DATA BLOCK -

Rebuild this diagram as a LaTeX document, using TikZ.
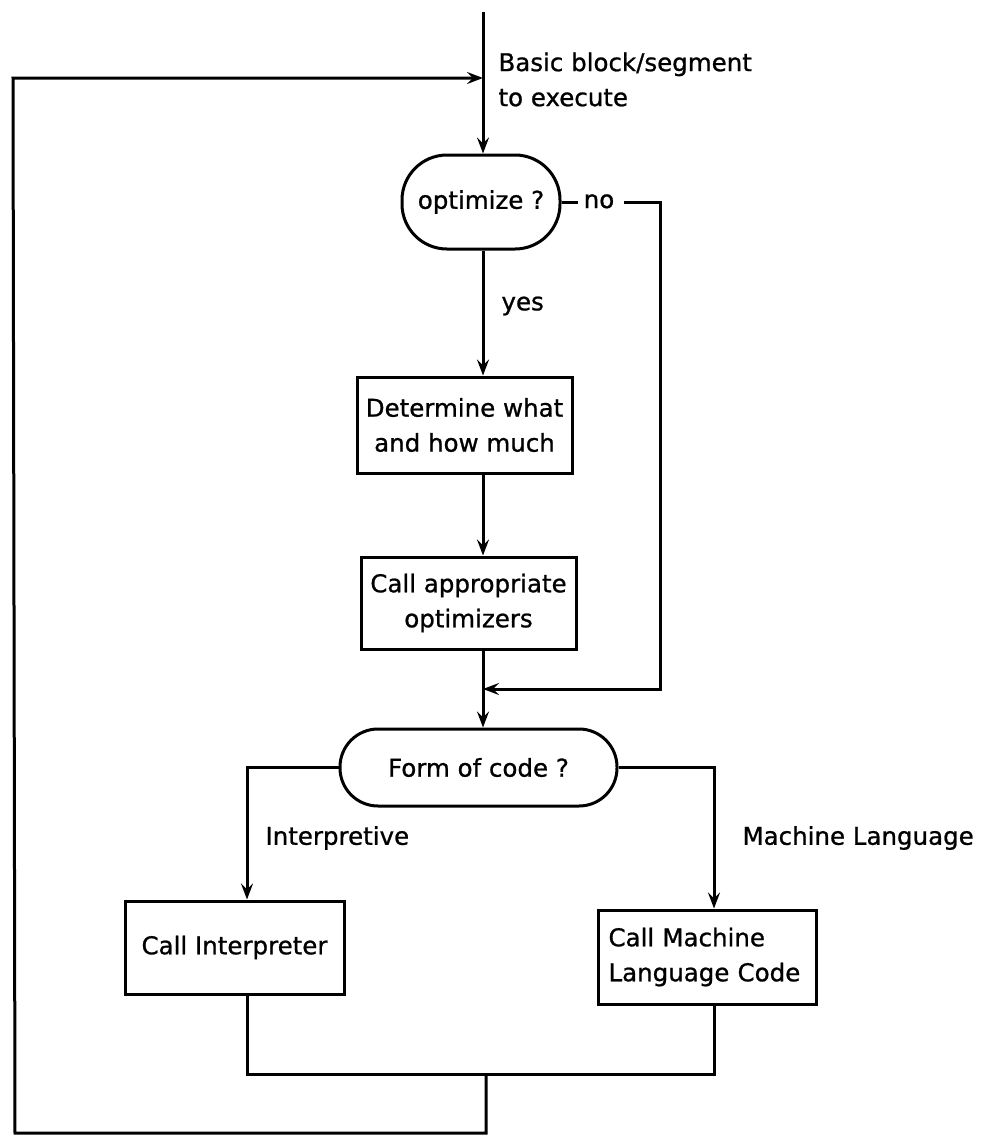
\documentclass[tikz,border=0pt]{standalone}
\usepackage{fontspec}
\setmainfont{DejaVu Sans}
\newfontfamily\lettering{DejaVu Sans}[FakeBold=0.9]
\usetikzlibrary{arrows.meta}
\begin{document}
\begin{tikzpicture}[x=1pt,y=-1pt,line width=3pt,
  every node/.style={font=\lettering\fontsize{24.5}{35}\selectfont},
  box/.style={draw,rectangle,inner sep=3pt,align=center},
  term/.style={draw,rectangle,rounded corners=45pt,inner sep=3pt,align=center},
  arr/.style={-{Stealth[length=16pt,width=12pt,inset=6pt]}},
  lbl/.style={inner sep=0pt,anchor=west}]
\useasboundingbox (0,0) rectangle (986,1135);
% coordinates
\coordinate (spine) at (483,0);
\coordinate (top) at (483,12);
\coordinate (fb) at (483,78);
\coordinate (tL) at (13,78);
\coordinate (bL) at (15,1133);
\coordinate (bC) at (486,1133);
\coordinate (mC) at (486,1074);
\coordinate (mL) at (247,1074);
\coordinate (mR) at (714,1074);
\coordinate (lbr) at (247,767.5);
\coordinate (rbr) at (714,767.5);
\coordinate (nocorner) at (660,202);
\coordinate (noend) at (660,689);
\coordinate (join) at (483,689);
% nodes
\node[term,minimum width=158pt,minimum height=94pt] (opt) at (481,202) {optimize ?};
\node[box,minimum width=215pt,minimum height=96pt] (det) at (464.5,425) {Determine what\\and how much};
\node[box,minimum width=215pt,minimum height=92pt] (call) at (468.5,603) {Call appropriate\\optimizers};
\node[term,rounded corners=38pt,minimum width=277pt,minimum height=77pt] (form) at (478.5,767.5) {Form of code ?};
\node[box,minimum width=219pt,minimum height=93pt] (interp) at (234.5,947.5) {Call Interpreter};
\node[box,minimum width=218pt,minimum height=94pt,text width=197pt,align=left] (mach) at (707,957) {Call Machine\\Language Code};
% labels
\node[anchor=north west,align=left,inner sep=0pt] (basic) at (497,51) {Basic block/segment\\to execute};
\node[inner sep=0pt,text height=12pt,text depth=0pt] (no) at (599,202) {no};
\node[lbl] (yes) at (500,306) {yes};
\node[lbl] (ilab) at (264,838) {Interpretive};
\node[lbl] (mlab) at (741,838) {Machine Language};
% connectors
\draw[arr] (top) -- (opt.north -| spine);
\draw[arr] (opt.south -| spine) -- (det.north -| spine);
\draw[arr] (det.south -| spine) -- (call.north -| spine);
\draw[arr] (call.south -| spine) -- (form.north -| spine);
\draw (opt.east) -- ([xshift=-4pt]no.west);
\draw[arr] ([xshift=8pt]no.east) -- (nocorner) -- (noend) -- (join);
\draw[arr] (form.west) -- (lbr) -- (interp.north -| lbr);
\draw[arr] (form.east) -- (rbr) -- (mach.north -| rbr);
\draw (interp.south -| lbr) -- (mL) -- (mR) -- (mach.south -| rbr);
\draw[arr] (mC) -- (bC) -- (bL) -- (tL) -- (fb);
\end{tikzpicture}
\end{document}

THE TASK -
Make an exact copy of all the material, but keep the pictures out of it.

SOLUTION FOR THIS PROBLEM -
Rebuild this diagram as a LaTeX document, using TikZ.
\documentclass[tikz,border=0pt]{standalone}
\usepackage{fontspec}
\setmainfont{DejaVu Sans}
\newfontfamily\lettering{DejaVu Sans}[FakeBold=0.9]
\usetikzlibrary{arrows.meta}
\begin{document}
\begin{tikzpicture}[x=1pt,y=-1pt,line width=3pt,
  every node/.style={font=\lettering\fontsize{24.5}{35}\selectfont},
  box/.style={draw,rectangle,inner sep=3pt,align=center},
  term/.style={draw,rectangle,rounded corners=45pt,inner sep=3pt,align=center},
  arr/.style={-{Stealth[length=16pt,width=12pt,inset=6pt]}},
  lbl/.style={inner sep=0pt,anchor=west}]
\useasboundingbox (0,0) rectangle (986,1135);
% coordinates
\coordinate (spine) at (483,0);
\coordinate (top) at (483,12);
\coordinate (fb) at (483,78);
\coordinate (tL) at (13,78);
\coordinate (bL) at (15,1133);
\coordinate (bC) at (486,1133);
\coordinate (mC) at (486,1074);
\coordinate (mL) at (247,1074);
\coordinate (mR) at (714,1074);
\coordinate (lbr) at (247,767.5);
\coordinate (rbr) at (714,767.5);
\coordinate (nocorner) at (660,202);
\coordinate (noend) at (660,689);
\coordinate (join) at (483,689);
% nodes
\node[term,minimum width=158pt,minimum height=94pt] (opt) at (481,202) {optimize ?};
\node[box,minimum width=215pt,minimum height=96pt] (det) at (464.5,425) {Determine what\\and how much};
\node[box,minimum width=215pt,minimum height=92pt] (call) at (468.5,603) {Call appropriate\\optimizers};
\node[term,rounded corners=38pt,minimum width=277pt,minimum height=77pt] (form) at (478.5,767.5) {Form of code ?};
\node[box,minimum width=219pt,minimum height=93pt] (interp) at (234.5,947.5) {Call Interpreter};
\node[box,minimum width=218pt,minimum height=94pt,text width=197pt,align=left] (mach) at (707,957) {Call Machine\\Language Code};
% labels
\node[anchor=north west,align=left,inner sep=0pt] (basic) at (497,51) {Basic block/segment\\to execute};
\node[inner sep=0pt,text height=12pt,text depth=0pt] (no) at (599,202) {no};
\node[lbl] (yes) at (500,306) {yes};
\node[lbl] (ilab) at (264,838) {Interpretive};
\node[lbl] (mlab) at (741,838) {Machine Language};
% connectors
\draw[arr] (top) -- (opt.north -| spine);
\draw[arr] (opt.south -| spine) -- (det.north -| spine);
\draw[arr] (det.south -| spine) -- (call.north -| spine);
\draw[arr] (call.south -| spine) -- (form.north -| spine);
\draw (opt.east) -- ([xshift=-4pt]no.west);
\draw[arr] ([xshift=8pt]no.east) -- (nocorner) -- (noend) -- (join);
\draw[arr] (form.west) -- (lbr) -- (interp.north -| lbr);
\draw[arr] (form.east) -- (rbr) -- (mach.north -| rbr);
\draw (interp.south -| lbr) -- (mL) -- (mR) -- (mach.south -| rbr);
\draw[arr] (mC) -- (bC) -- (bL) -- (tL) -- (fb);
\end{tikzpicture}
\end{document}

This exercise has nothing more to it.